Lindros was never tempted to play overseas, instead trying to keep his mind and body sharp by working out in Ontario and studying economics, but he understands why some NHLers hop on the plane.
“You do what you gotta do to get yourself in shape. Sometimes it’s a great experience over there, to see different parts of the world and play in a different environment and go and enjoy yourself,” he says.
“It gets a little bit boring, I’m not gonna lie to you — going to the gym and skating endlessly with these practices. It never ends,” Lindros said. “But there is light at the end of the tunnel. Hopefully the light comes quicker than we’re all thinking it will.”

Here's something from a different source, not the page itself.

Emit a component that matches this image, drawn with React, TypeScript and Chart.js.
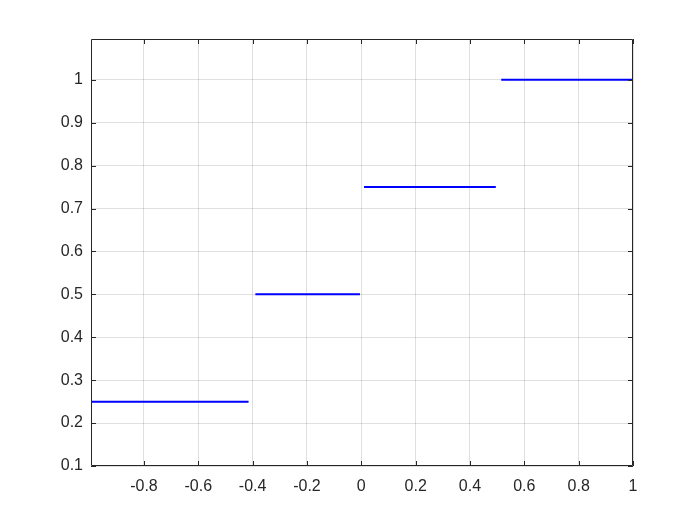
import React, { useEffect, useRef } from "react";
import { Chart, registerables } from "chart.js";

Chart.register(...registerables);

const segStart = [-1, -0.39, 0.01, 0.515];
const segEnd = [-0.415, -0.005, 0.495, 1];
const levels = [0.25, 0.5, 0.75, 1];
const xTicks = [-0.8, -0.6, -0.4, -0.2, 0, 0.2, 0.4, 0.6, 0.8, 1];
const yTicks = [0.1, 0.2, 0.3, 0.4, 0.5, 0.6, 0.7, 0.8, 0.9, 1];

const fmt = (v: number) => String(Number(v.toFixed(2)));

const framePlugin = {
  id: "frame",
  afterDraw(chart: any) {
    const { ctx, chartArea, scales } = chart;
    const { left, right, top, bottom } = chartArea;
    ctx.save();
    ctx.strokeStyle = "#262626";
    ctx.lineWidth = 1;
    ctx.beginPath();
    ctx.rect(left + 0.5, top + 0.5, right - left - 1, bottom - top - 1);
    ctx.stroke();
    const tl = 5;
    ctx.beginPath();
    for (const v of xTicks) {
      const px = Math.round(scales.x.getPixelForValue(v)) + 0.5;
      ctx.moveTo(px, bottom);
      ctx.lineTo(px, bottom - tl);
      ctx.moveTo(px, top);
      ctx.lineTo(px, top + tl);
    }
    for (const v of yTicks) {
      const py = Math.round(scales.y.getPixelForValue(v)) + 0.5;
      ctx.moveTo(left, py);
      ctx.lineTo(left + tl, py);
      ctx.moveTo(right, py);
      ctx.lineTo(right - tl, py);
    }
    ctx.stroke();
    ctx.restore();
  },
};

export default function App() {
  const ref = useRef<HTMLCanvasElement>(null);
  useEffect(() => {
    const pts: any[] = [];
    segStart.forEach((s, i) => {
      pts.push({ x: s, y: levels[i] });
      pts.push({ x: segEnd[i], y: levels[i] });
      if (i < segStart.length - 1) pts.push({ x: (segEnd[i] + segStart[i + 1]) / 2, y: null });
    });
    const font = { family: "Liberation Sans, Arial, sans-serif", size: 16 };
    const chart = new Chart(ref.current!, {
      type: "scatter",
      data: {
        datasets: [
          {
            data: pts,
            showLine: true,
            spanGaps: false,
            borderColor: "#0000ff",
            borderWidth: 2,
            pointRadius: 0,
            fill: false,
          },
        ],
      },
      plugins: [framePlugin],
      options: {
        animation: false,
        responsive: false,
        maintainAspectRatio: false,
        layout: { padding: { left: 0, top: 39, right: 67, bottom: 0 } },
        plugins: { legend: { display: false }, tooltip: { enabled: false } },
        scales: {
          x: {
            type: "linear",
            min: -0.995,
            max: 1,
            afterBuildTicks: (s: any) => {
              s.ticks = xTicks.map((v) => ({ value: v }));
            },
            afterFit: (s: any) => {
              s.height = 59;
            },
            grid: { color: "rgba(38,38,38,0.15)", drawTicks: false },
            border: { display: false },
            ticks: {
              padding: 11,
              color: "#262626",
              font,
              maxRotation: 0,
              autoSkip: false,
              callback: (v: any) => fmt(Number(v)),
            },
          },
          y: {
            type: "linear",
            min: 0.1,
            max: 1.095,
            afterBuildTicks: (s: any) => {
              s.ticks = yTicks.map((v) => ({ value: v }));
            },
            afterFit: (s: any) => {
              s.width = 91;
            },
            grid: { color: "rgba(38,38,38,0.15)", drawTicks: false },
            border: { display: false },
            ticks: {
              padding: 8,
              color: "#262626",
              font,
              autoSkip: false,
              callback: (v: any) => fmt(Number(v)),
            },
          },
        },
      },
    });
    return () => chart.destroy();
  }, []);
  return (
    <div style={{ position: "fixed", left: 0, top: 0, width: 700, height: 525, background: "#fff" }}>
      <canvas ref={ref} width={700} height={525} style={{ width: 700, height: 525 }} />
    </div>
  );
}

For Lindros and others in his era, the light came a full season later. Post-lockout, the Big E signed a one-year contract with the Toronto Maple Leafs, then rounded out his career with the Dallas Stars in 2006-07.
Mike Modano, who played with Lindros on that Dallas squad, voiced some strong feelings about the ’04 labour standoff earlier this week.
“In hindsight, it wasn’t worth it,” Modano told ESPN The Magazine. “It was a waste of time. We thought we were stronger than we were. We started falling apart as the months ticked by.
“It’s money you feel you never get back. At some point, we were sold a bill of good,” Modano continued. “Everybody thought, ‘Let’s not let each other down. Let’s do it for the future of the game. Blah, blah, blah.’ You’re only in the game so long.”
One could argue that a forced sabbatical gave the veteran Lindros a welcome break from the hard-banging pro game; another point of view sees Modano’s side — all those unscored goals that could add to a great player’s legacy, and provide enough statistical padding to get a game-changer like Lindros into the Hockey Hall of Fame.
The case for Lindros being inducted into the Hall — and it’s a sturdy one — is essayed annually.
What other seven-time NHL all-star has won a league MVP, an Olympic gold medal, scored 865 points in 760 career games, averaged better than a point per game in the postseason, then donated millions to health science research upon early retirement?
Even if Lindros had produced modest numbers in 2004-05, he would have surpassed the 900-point mark and joined the 500-assist club. But Lindros won’t allow himself to dwell on the what-ifs.
“I don’t think in those regards, what’s gone on in the past. I’m very proud of the teams we were on and what we were able to accomplish. That’s completely out of my hands,” Lindros said of the honour that eludes him.
What Lindros does have power over is his name, which, when lent to a cause such as Easter Seals, can raise big bucks for important causes.
The Lindros Classic, set for Oct. 18-19 in Whitby, Ont., will feature 16 teams of up to 20 players that must pay $1,500 to enter. An additional $300 fundraising goal is set for each individual skater. Each team of Joe Schmoes gets to draft an NHL alumnus (or, heaven forbid, a current locked-out NHLer) and share a beer with the likes of Curtis Joseph, Wendel Clark, Dale Hunter, and other players Lindros has no trouble recruiting for the cause.
“I’m owed a few days around this city, you’re darn right,” Lindros laughed. “I look forward to it. It’s a good skate, and it’s quite competitive. I’m sure things will heat up when it gets down to crunch time.”